Did you know the average child hears 432 negative comments or words per day versus 32 positive ones? (Source: K. Kvols, Redirecting Children’s Behavior)
If there were a hidden camera in your house, how many times per day would you catch yourself saying “No” or “Don’t” to your kids?
NO or DON’T commands create several problems, especially for young kids…
- Double-processing. “Don’t” commands require a child to “double-process.” He has to think “Well, what does she NOT want me to do?” and “What does she want me to DO instead?” This can be very confusing, especially for young kids.
- It reinforces the negative behavior. Instead of hearing what you want the child to do, she is reminded of what she shouldn’t do. Which command do you think she’ll remember?
- It’s discouraging. If 93% of the feedback you received during the day were negative, you would likely feel discouraged. That’s how our kids feel.
I’m not suggesting we can eradicate all of the “Don’t” or “No” commands from our communication, but we can make shifts in the percentages with the following strategies:
- Practice using “DO” commands. Calmly state what you want your child to DO. Rather than, “Don’t run in the house.” Try, “Please use your walking feet in the house.” Rather than, “Don’t chew with your mouth open.” Try, “Please try to make your lips touch each other as you’re chewing.”
- Find opportunities to say YES! Rephrase your comments to imply “YES.” Rather than, “No, we don’t have time to go to the park today;” try “The park sounds awesome!

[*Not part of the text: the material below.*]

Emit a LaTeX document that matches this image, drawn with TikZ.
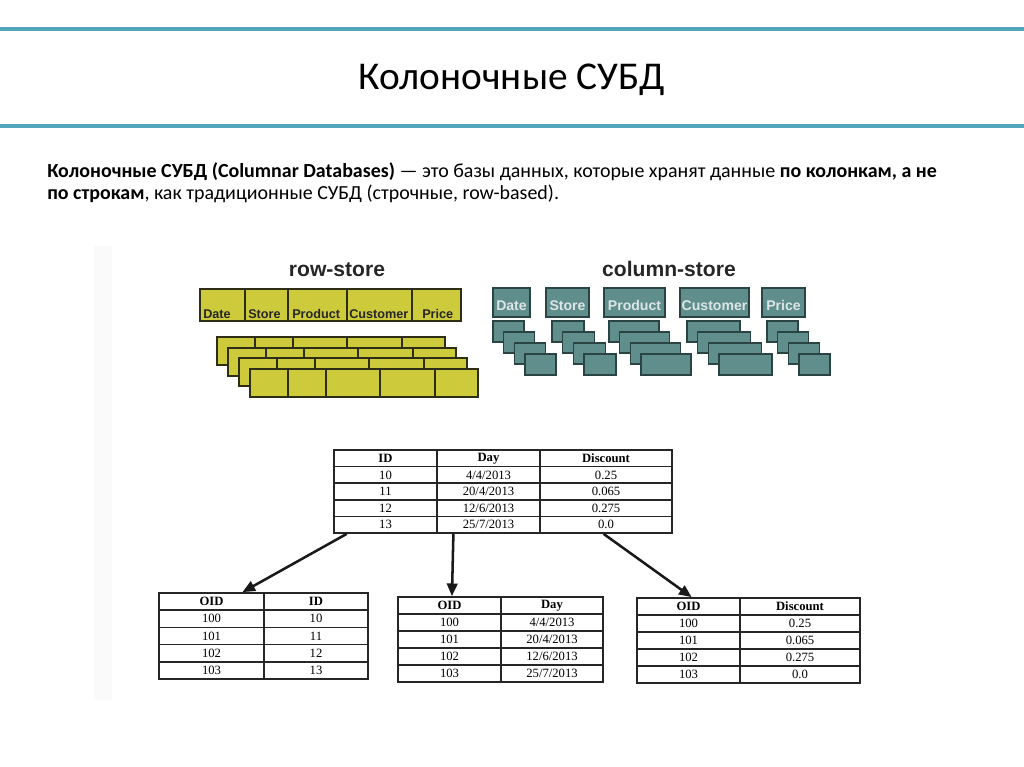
\documentclass[tikz,border=0pt]{standalone}
\usepackage{fontspec}
\setmainfont{Carlito}
\newfontfamily\arialfont{Liberation Sans}
\newfontfamily\timesfont{Liberation Serif}
\usetikzlibrary{arrows.meta, calc, fit}

\definecolor{slideline}{HTML}{52A5BB}
\definecolor{rowyellow}{HTML}{CDCB3C}
\definecolor{rowedge}{HTML}{2E2E14}
\definecolor{colteal}{HTML}{5F8E8C}
\definecolor{coledge}{HTML}{2A4443}
\definecolor{collabel}{HTML}{DCE6E6}

\tikzset{
    slide rule/.style={draw=slideline, line width=2.2pt},
    tblframe/.style={draw=black!85, line width=1.2pt, inner sep=0pt},
    tblrule/.style={draw=black!85, line width=1.2pt},
    cell/.style={font=\timesfont\fontsize{9}{10}\selectfont, inner sep=0pt},
    rowbox/.style={draw=rowedge, fill=rowyellow, line width=1.3pt},
    colbox/.style={draw=coledge, fill=colteal, line width=1.1pt},
    storetitle/.style={font=\arialfont\bfseries\fontsize{15}{18}\selectfont, text=black!85, inner sep=0pt, anchor=base},
    rowlabel/.style={font=\arialfont\bfseries\fontsize{9}{10}\selectfont, text=black!85, inner sep=0pt, anchor=base west},
    collbl/.style={font=\arialfont\bfseries\fontsize{10}{11}\selectfont, text=collabel, inner sep=0pt, anchor=base},
    arr/.style={-{Triangle[length=9pt,width=7.5pt]}, line width=1.8pt, draw=black!90},
}

% table frame with 5 equal rows
\newcommand{\gridtable}[6]{%
    \node[tblframe, fit={(#2,#3)(#4,#5)}] (#1) {};
    \foreach \cx in {#6} \draw[tblrule] (\cx,#3) -- (\cx,#5);
    \foreach \k in {1,...,4} \draw[tblrule] (#2,{#3+\k*(#5-#3)/5}) -- (#4,{#3+\k*(#5-#3)/5});
}

\begin{document}
\begin{tikzpicture}[x=0.025cm, y=-0.025cm]
\useasboundingbox (0,0) rectangle (1024,767);

% --- Slide header ---
\draw[slide rule] (0,29) -- (1024,29);
\draw[slide rule] (0,126) -- (1024,126);
\node[font=\fontsize{28}{32}\selectfont, inner sep=0pt, anchor=base] (title) at (512,90) {Колоночные СУБД};

\node[font=\fontsize{14.2}{16.3}\selectfont, inner sep=0pt, anchor=base west, align=left] (intro) at (47,200)
    {\textbf{Колоночные СУБД (Columnar Databases)} — это базы данных, которые хранят данные \textbf{по колонкам, а не}\\
     \textbf{по строкам}, как традиционные СУБД (строчные, row-based).};

% --- Picture background ---
\fill[black!2] (94,246) rectangle (112,700);

% --- Row store ---
\node[storetitle] (rowtitle) at (337,276) {row-store};
\node[rowbox, inner sep=0pt, fit={(200,289)(461,321)}] (rowhead) {};
\foreach \x in {245,288,347,412} \draw[rowbox] (\x,289) -- (\x,321);
\foreach \x/\t [count=\i] in {203/Date, 248/Store, 292/Product, 349/Customer, 422/Price}
    \node[rowlabel] (rh\i) at (\x,318) {\t};

\foreach \k in {0,...,3} {
    \draw[rowbox] ({217+\k*11},{337+\k*10.7}) rectangle ++(228,28);
    \foreach \d in {38,76,130,185}
        \draw[rowbox] ({217+\k*11+\d},{337+\k*10.7}) -- ++(0,28);
}

% --- Column store ---
\node[storetitle] (coltitle) at (669,276) {column-store};
\foreach \xa/\xb/\t [count=\i] in {493/530/Date, 546/589/Store, 604/665/Product, 680/749/Customer, 762/805/Price} {
    \node[colbox, inner sep=0pt, fit={(\xa,288)(\xb,317)}] (ch\i) {};
    \node[collbl] (cl\i) at ({(\xa+\xb)/2},310) {\t};
}
\foreach \cx/\cw in {493/31, 552/32, 609/50, 687/53, 767/31}
    \foreach \k in {0,...,3}
        \draw[colbox] ({\cx+\k*10.7},{321+\k*11}) rectangle ++(\cw,21);

% --- Source table ---
\gridtable{tabmain}{334}{450}{672}{533}{437,540}
\foreach \a/\b/\c [count=\r from 0] in {\textbf{ID}/\textbf{Day}/\textbf{Discount}, 10/{4/4/2013}/0.25,
        11/{20/4/2013}/0.065, 12/{12/6/2013}/0.275, 13/{25/7/2013}/0.0} {
    \node[cell] (tm-\r-1) at (385.5,{450+(\r+0.5)*16.6}) {\a};
    \node[cell] (tm-\r-2) at (488.5,{450+(\r+0.5)*16.6}) {\b};
    \node[cell] (tm-\r-3) at (606,{450+(\r+0.5)*16.6}) {\c};
}

% --- Column tables ---
\gridtable{tabid}{159}{593}{368}{679}{264}
\foreach \a/\b [count=\r from 0] in {\textbf{OID}/\textbf{ID}, 100/10, 101/11, 102/12, 103/13} {
    \node[cell] (ti-\r-1) at (211.5,{593+(\r+0.5)*17.2}) {\a};
    \node[cell] (ti-\r-2) at (316,{593+(\r+0.5)*17.2}) {\b};
}

\gridtable{tabday}{398}{597}{603}{682}{501}
\foreach \a/\b [count=\r from 0] in {\textbf{OID}/\textbf{Day}, 100/{4/4/2013}, 101/{20/4/2013}, 102/{12/6/2013}, 103/{25/7/2013}} {
    \node[cell] (td-\r-1) at (449.5,{597+(\r+0.5)*17}) {\a};
    \node[cell] (td-\r-2) at (552,{597+(\r+0.5)*17}) {\b};
}

\gridtable{tabdisc}{637}{598}{860}{683}{740}
\foreach \a/\b [count=\r from 0] in {\textbf{OID}/\textbf{Discount}, 100/0.25, 101/0.065, 102/0.275, 103/0.0} {
    \node[cell] (tc-\r-1) at (688.5,{598+(\r+0.5)*17}) {\a};
    \node[cell] (tc-\r-2) at (800,{598+(\r+0.5)*17}) {\b};
}

% --- Split arrows ---
\draw[arr] ($(tabmain.south west)!0.04!(tabmain.south east)$) -- ($(tabid.north west)!0.4!(tabid.north east)$);
\draw[arr] ($(tabmain.south west)!0.354!(tabmain.south east)$) -- ($(tabday.north west)!0.265!(tabday.north east)$);
\draw[arr] ($(tabmain.south west)!0.796!(tabmain.south east)$) -- ($(tabdisc.north west)!0.247!(tabdisc.north east)$);

\end{tikzpicture}
\end{document}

Would you rather go Wednesday evening or Saturday morning?” Instead of, “Don’t color on the walls.” Try (in a calm voice!) “You can color on this paper or with sidewalk chalk outside.” Rather than, “We’re not going anywhere until that room is clean!” Try – “YES, when your room is clean, then we’ll leave for the mall. Sounds like fun!” (She still has to clean her room but it’s more encouraging hearing a YES response rather than a NO.)